You may know about The Guardian’s Datastore: a compilation of “publicly-available data for you to use free” that’s been around for a few months now. You know the sort of thing: university tables; MPs’ expenses; tax paid by the FTSE 100.

It has already produced some great work from what I once described as the “Technician” variant of distributed journalism.

But a column by Charles Arthur recently was the first example I’ve seen of Datastore being used for, well, more ordinary data – the sort of information journalists deal with every week. Here’s how it appeared in print:

“I dug up the figures from the UK music industry: the British record industry’s trade association (the BPI), and the UK games industry (via its trade body, Elspa) as well as the DVD industry (through the UK Film Council and the British Video Association). The results are over on the Guardian Data Store (http://bit.ly/data01), because they are the sort of numbers that should be available to everyone to chew over.

“What did I find? Total spending has grown – but music spending is being squeezed. The games industry – hardware and software – has grown from £1.4bn in 1999 (the year Napster started, and the music business stood rabbit-transfixed) to £4.04bn in 2008. That’s 12% annual compound growth. You’d kill for an endowment like that. Even DVD sales and rental take a £2.5bn bite out of consumers’ available funds, double that of 1999.

“So the music industry’s deadliest enemy isn’t filesharing – it’s the likes of Nintendo, Microsoft and Sony, and a zillion games publishers.”

That link (which frustratingly isn’t active in the online article) takes you to a Datablog post by Arthur which in turn links to a rather simple spreadsheet.

And it’s the simplicity that I think is important.

It’s one thing to link to huge datasets that benefit from lots of eyeballs looking for stories, or perming the data in different ways.

But it’s something else to link to the more everyday figures journalists deal with; to show your sums, in short.

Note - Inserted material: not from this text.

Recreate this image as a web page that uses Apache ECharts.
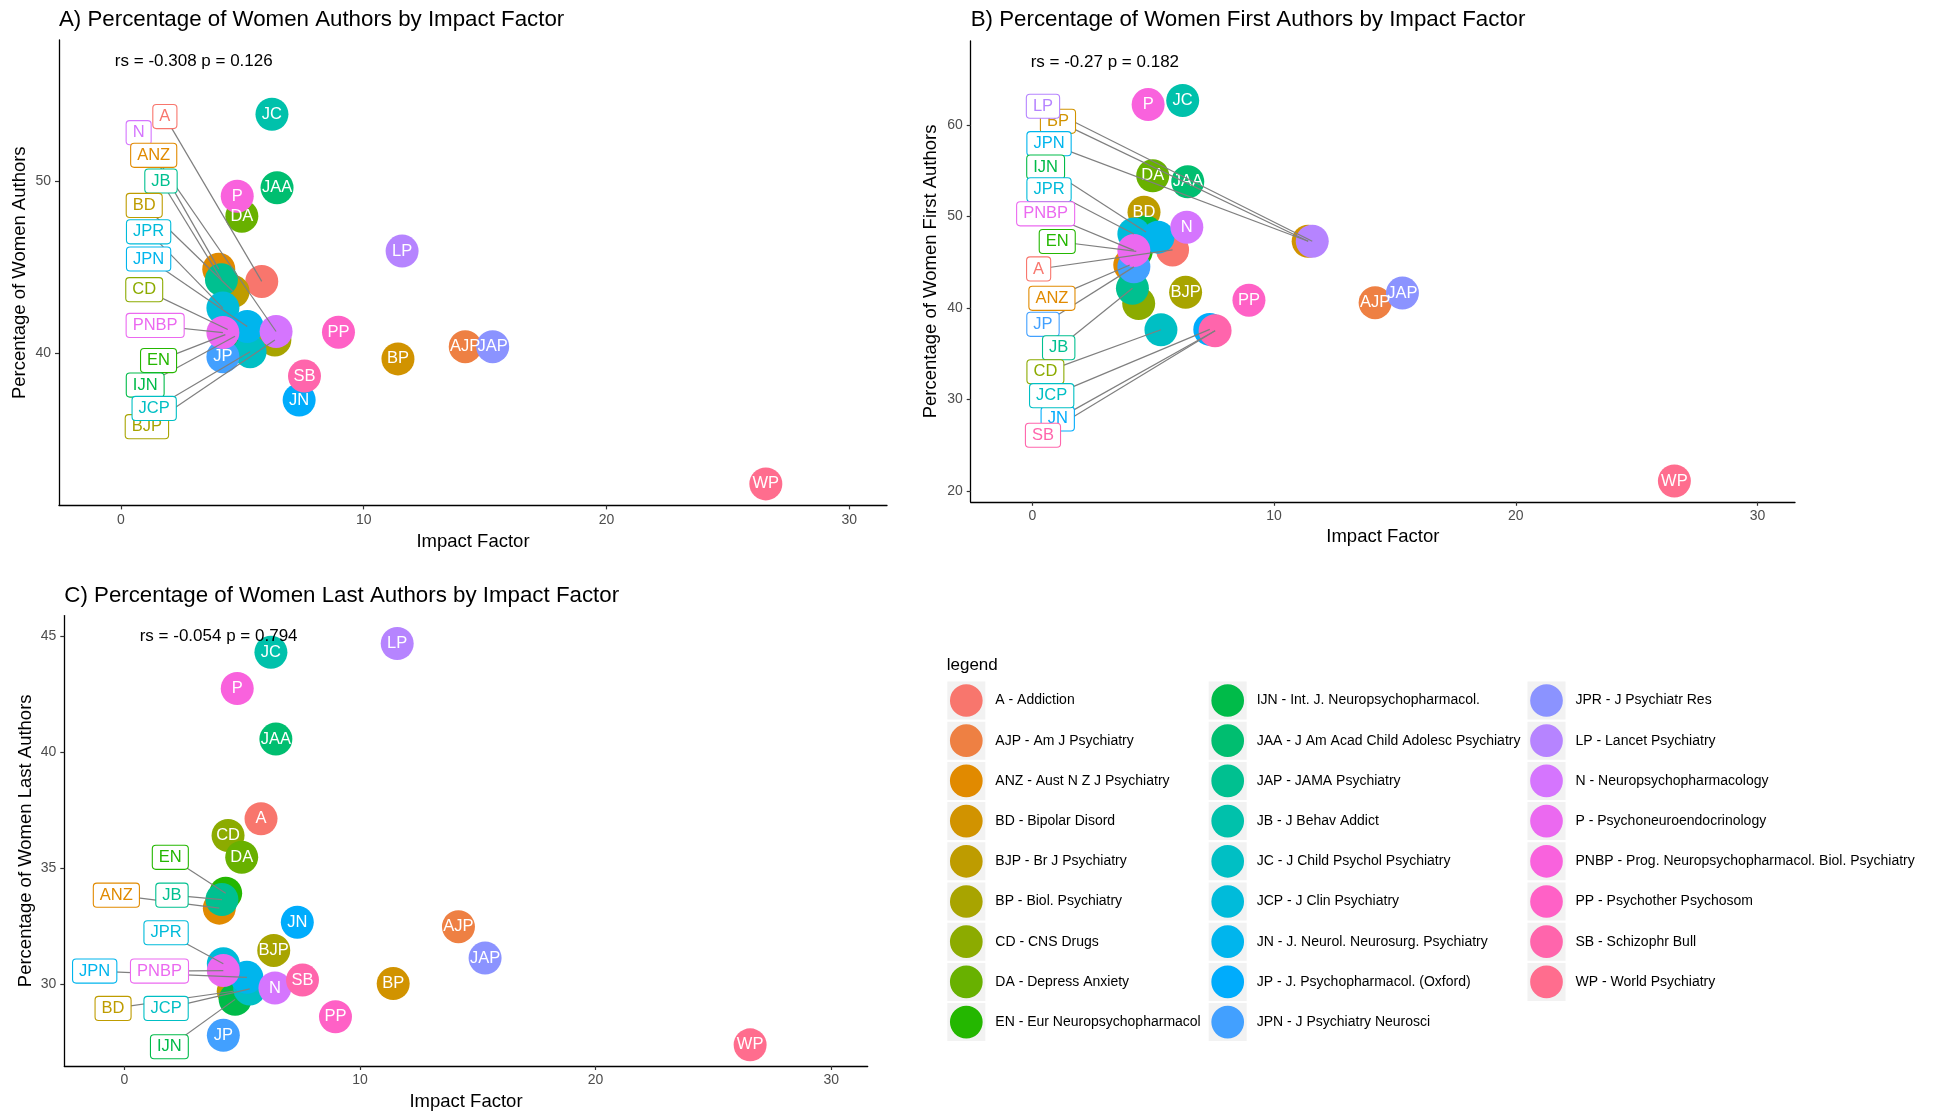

Is this a natural extension of the blogging culture of linking to your sources? I think it is. And the more journalists get used to publishing their work on the likes of Google Spreadsheets, the better journalism we will get.

So why aren’t more journalists doing it? And why aren’t more news organisations providing a place for them to do it? Or are they? I’d love to know of any other individual or organisational examples.

8 thoughts on “Every news organisation should have a Datastore”

Tony Hirst June 15, 2009 at 11:07 am

A recent post on “Data Is A Dish Best Served Raw” [ http://eagereyes.org/data/dish-best-served-raw.html ] makes the point that summary data tables that describe the results from processing a raw data set are not that useful for doing further analysis.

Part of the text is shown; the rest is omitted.